Mr. and Mrs. W. F. Luckie were among the first members of the Ray City Methodist Church, along with Will Terry, Mr. and Mrs. Andrew Turner, Mrs. Julia Dudley, Annie Lee Dudley, and Marie Dudley. The Church was organized by brother F.D. Ratcliff on October 29, 1910. The Rev. W.E. Hightower of Remerton, Georgia served as the first pastor. Originally the services were held in a tent on the north side of town near the homestead of Mr. and Mrs. Will Clements.
The business and social activities of the newcomers were newsworthy. The Valdosta Times, Saturday, November 26, 1910, noted:
Mrs. B.W. Boyd and Mrs. W.F. Luckie, of Ray’s Mill came down yesterday and spent the day in this city on a shopping trip.
and in January 19, 1911 The Valdosta Times reported from Rays Mill:
Mr. W. F. Luckie made a business trip to McRae last Saturday returning Monday.
In time, the Luckie children were on the social scene in Berrien county. The Atlanta Constitution noted Willis Heard Luckie among the Ray City young people at the Nashville, GA carnival in 1914.
Atlanta Constitution, Feb 8, 1914, pg 8 M
Nashville (news items)
Rays Mill was well represented at the carnival last week. Misses Annie Mae Carter, Margie Dasher, Pearl Hardie Knight, Mr. and Mrs. G. V. Harvie, W. H. Luckie, George Norton, J. J. and J. S. Clements and C.B . Shaw were among the visitors.
Some time between 1914 and 1920, William F. Luckie had moved his family to Spence, GA in Grady County where he was operating a sawmill at the time of the 1920 census. But by 1921, the Luckies moved to Cairo, GA.
By the time of the 1930 census, William and Elizabeth Luckie had returned to Ray City. They lived in town in a rented house; William Luckie engaged in truck farming.

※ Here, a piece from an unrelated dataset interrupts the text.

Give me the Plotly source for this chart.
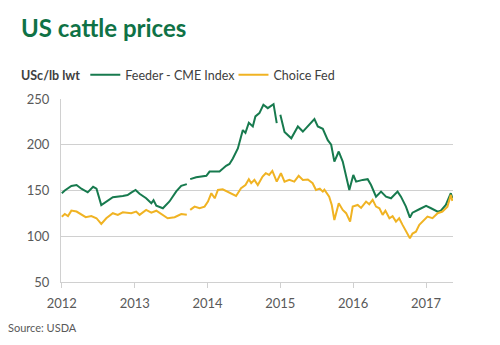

William Floyd Luckie died on 16 Aug 1937 in Quitman, Brooks, Georgia. He was buried in Oak Hill Cemetery, Quitman, Georgia.
After his death, Elizabeth S. Luckie went to live in the home of her daughter Nebbie and son-in-law William H. Terry, on South Broad Street in Quitman, GA. She died on May 1, 1953 and is buried at Oak Hill Cemetery, Quitman, GA.